Exercise prompt
Identify all lines in the data containing the string "that". Copy them out.

Information supplied
-- start --

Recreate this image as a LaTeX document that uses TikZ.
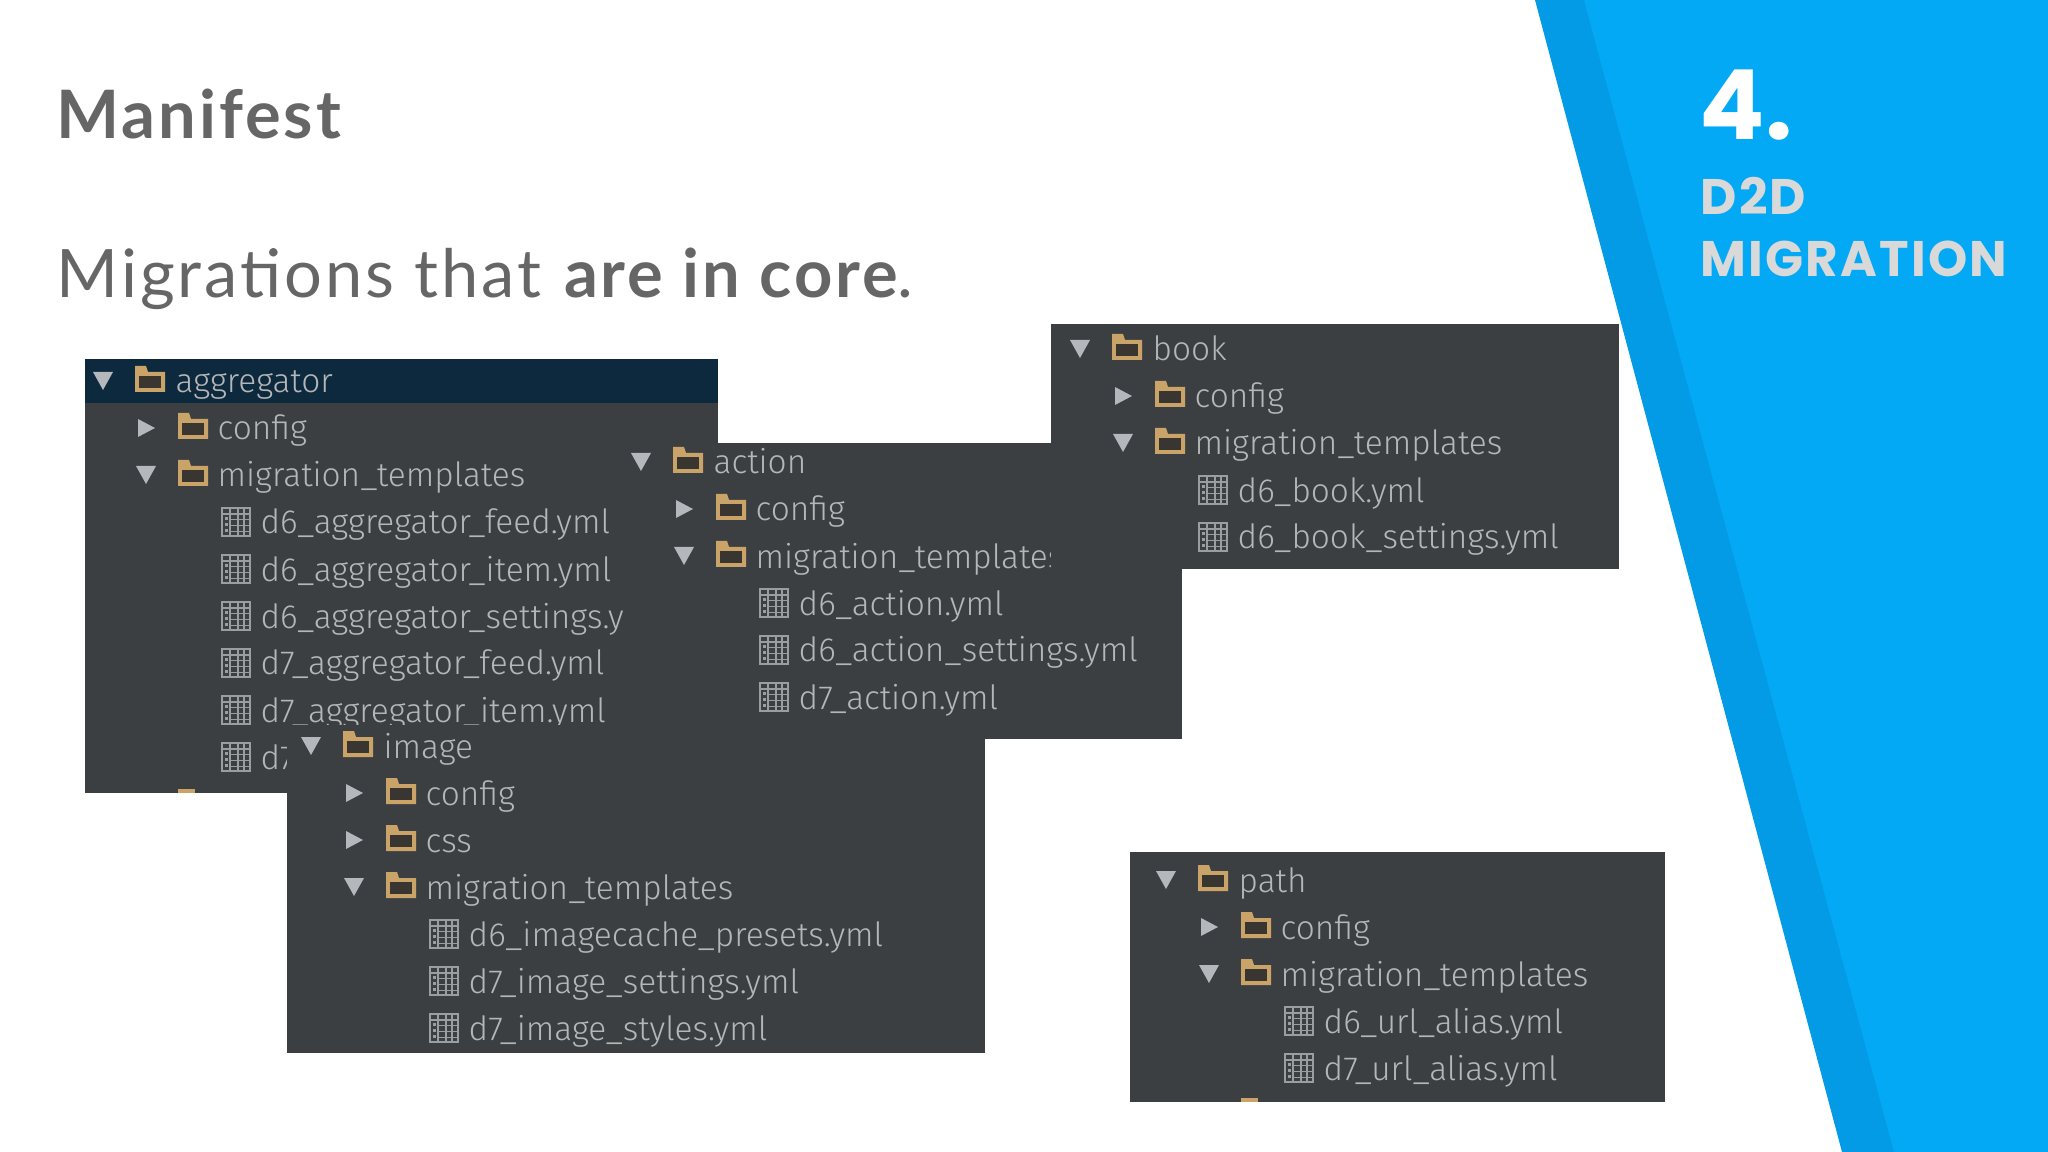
\documentclass[tikz,border=0pt]{standalone}
\usepackage{fontspec}
\setmainfont{Lato}[LetterSpace=4.4]
\newfontfamily\treefont{Fira Sans Light}
\newfontfamily\sidefont{Poppins}
\newfontfamily\sidewide{Poppins}[LetterSpace=4.4]
\usetikzlibrary{calc}

\definecolor{panelgrey}{HTML}{3C3F41}
\definecolor{headblue}{HTML}{0D293E}
\definecolor{treetext}{HTML}{B4B6B8}
\definecolor{foldergold}{HTML}{C9A367}
\definecolor{folderdark}{HTML}{393530}
\definecolor{arrowgrey}{HTML}{B4B7BC}
\definecolor{filegrey}{HTML}{999EA0}
\definecolor{bluelight}{HTML}{03A9F4}
\definecolor{bluedark}{HTML}{039BE5}
\definecolor{sidegrey}{HTML}{D9D9D9}
\definecolor{titlegrey}{HTML}{666666}

\tikzset{
  panel/.style={fill=panelgrey},
  treelabel/.style={anchor=base west,inner sep=0pt,text=treetext,
    font=\treefont\fontsize{9.5}{11}\selectfont},
  folder/.pic={
    \fill[foldergold] (-15,-15) -- (-15,11) -- (15,11) -- (15,-9) -- (-2,-9) -- (-4,-15) -- cycle;
    \fill[folderdark] (-11,-5) rectangle (11,7);
  },
  arrowdown/.pic={\fill[arrowgrey] (-10,-9) -- (10,-9) -- (0,9) -- cycle;},
  arrowright/.pic={\fill[arrowgrey] (-8,-9) -- (9,0) -- (-8,9) -- cycle;},
  gridfile/.pic={
    \draw[filegrey,line width=.35pt] (-14,-14) rectangle (14,14);
    \foreach \gx in {-6,2,8} \draw[filegrey,line width=.3pt] (\gx,-14) -- (\gx,14);
    \draw[filegrey,line width=.3pt] (-14,-8) -- (14,-8);
    \foreach \gy in {-3,3,9} {
      \draw[filegrey,line width=.25pt] (-6,\gy) -- (14,\gy);
      \fill[filegrey] (-11.5,\gy-2) rectangle (-8,\gy+1);
    }
  },
  rootrow/.pic={
    \pic at (18,0) {arrowdown};
    \pic at (65,0) {folder};
    \node[treelabel] (label) at (90,12) {#1};
  },
  closedrow/.pic={
    \pic at (61,0) {arrowright};
    \pic at (108,0) {folder};
    \node[treelabel] (label) at (132,12) {#1};
  },
  openrow/.pic={
    \pic at (61,0) {arrowdown};
    \pic at (108,0) {folder};
    \node[treelabel] (label) at (132,12) {#1};
  },
  filerow/.pic={
    \pic at (151,0) {gridfile};
    \node[treelabel] (label) at (175,12) {#1};
  }
}

\begin{document}
\begin{tikzpicture}[x=0.01cm,y=-0.01cm]
  \useasboundingbox (0,0) rectangle (2048,1152);

  % blue side
  \fill[bluedark] (1535,0) -- (2048,0) -- (2048,1152) -- (1842,1152) -- cycle;
  \fill[bluelight] (1584,0) -- (2048,0) -- (2048,1152) -- (1894,1152) -- cycle;
  \node[anchor=base west,inner sep=0pt,text=white,font=\sidefont\bfseries\fontsize{27.5}{30}\selectfont] (sectionnum) at (1699,140) {4.};
  \node[anchor=base west,inner sep=0pt,text=sidegrey,font=\sidewide\bfseries\fontsize{14.2}{15}\selectfont] (sectionone) at (1700,215) {D2D};
  \node[anchor=base west,inner sep=0pt,text=sidegrey,font=\sidewide\bfseries\fontsize{14.2}{15}\selectfont] (sectiontwo) at (1700,277) {MIGRATION};

  % titles
  \node[anchor=base west,inner sep=0pt,text=titlegrey,font=\bfseries\fontsize{19}{20}\selectfont] (title) at (56,139) {Manifest};
  \node[anchor=base west,inner sep=0pt,text=titlegrey,font=\fontsize{19}{20}\selectfont] (subtitle) at (56,298) {Migrations that \textbf{are in core}.};

  % aggregator
  \fill[panel] (85,359) rectangle (718,793);
  \fill[headblue] (85,359) rectangle (718,403);
  \pic (agg) at (85,381) {rootrow={aggregator}};
  \pic (aggcfg) at (85,428) {closedrow={config}};
  \pic (aggmig) at (85,475) {openrow={migration\_templates}};
  \foreach \rowy/\rowtext in {522/d6\_aggregator\_feed.yml,569/d6\_aggregator\_item.yml,
      616/d6\_aggregator\_settings.yml,663/d7\_aggregator\_feed.yml,
      710/d7\_aggregator\_item.yml,757/d7\_aggregator\_settings.yml}
    \pic (aggfile\rowy) at (85,\rowy) {filerow={\rowtext}};
  \fill[foldergold] (178,789) rectangle (195,793);

  % action
  \fill[panel] (624,443) rectangle (1182,739);
  \pic (act) at (623,462) {rootrow={action}};
  \pic (actcfg) at (623,509) {closedrow={config}};
  \pic (actmig) at (623,556) {openrow={migration\_templates}};
  \foreach \rowy/\rowtext in {603/d6\_action.yml,650/d6\_action\_settings.yml,697/d7\_action.yml}
    \pic (actfile\rowy) at (623,\rowy) {filerow={\rowtext}};

  % image
  \fill[panel] (287,725) rectangle (985,1053);
  \pic (img) at (293,746) {rootrow={image}};
  \pic (imgcfg) at (293,793) {closedrow={config}};
  \pic (imgcss) at (293,840) {closedrow={css}};
  \pic (imgmig) at (293,887) {openrow={migration\_templates}};
  \foreach \rowy/\rowtext in {934/d6\_imagecache\_presets.yml,981/d7\_image\_settings.yml,1028/d7\_image\_styles.yml}
    \pic (imgfile\rowy) at (293,\rowy) {filerow={\rowtext}};

  % book
  \fill[panel] (1051,324) rectangle (1619,569);
  \pic (bok) at (1062,349) {rootrow={book}};
  \pic (bokcfg) at (1062,396) {closedrow={config}};
  \pic (bokmig) at (1062,443) {openrow={migration\_templates}};
  \foreach \rowy/\rowtext in {490/d6\_book.yml,537/d6\_book\_settings.yml}
    \pic (bokfile\rowy) at (1062,\rowy) {filerow={\rowtext}};

  % path
  \fill[panel] (1130,852) rectangle (1665,1102);
  \pic (pth) at (1148,880) {rootrow={path}};
  \pic (pthcfg) at (1148,927) {closedrow={config}};
  \pic (pthmig) at (1148,974) {openrow={migration\_templates}};
  \foreach \rowy/\rowtext in {1021/d6\_url\_alias.yml,1068/d7\_url\_alias.yml}
    \pic (pthfile\rowy) at (1148,\rowy) {filerow={\rowtext}};
  \fill[foldergold] (1241,1098) rectangle (1258,1102);
\end{tikzpicture}
\end{document}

-- end --

Answer
Recreate this image as a LaTeX document that uses TikZ.
  \node[anchor=base west,inner sep=0pt,text=titlegrey,font=\fontsize{19}{20}\selectfont] (subtitle) at (56,298) {Migrations that \textbf{are in core}.};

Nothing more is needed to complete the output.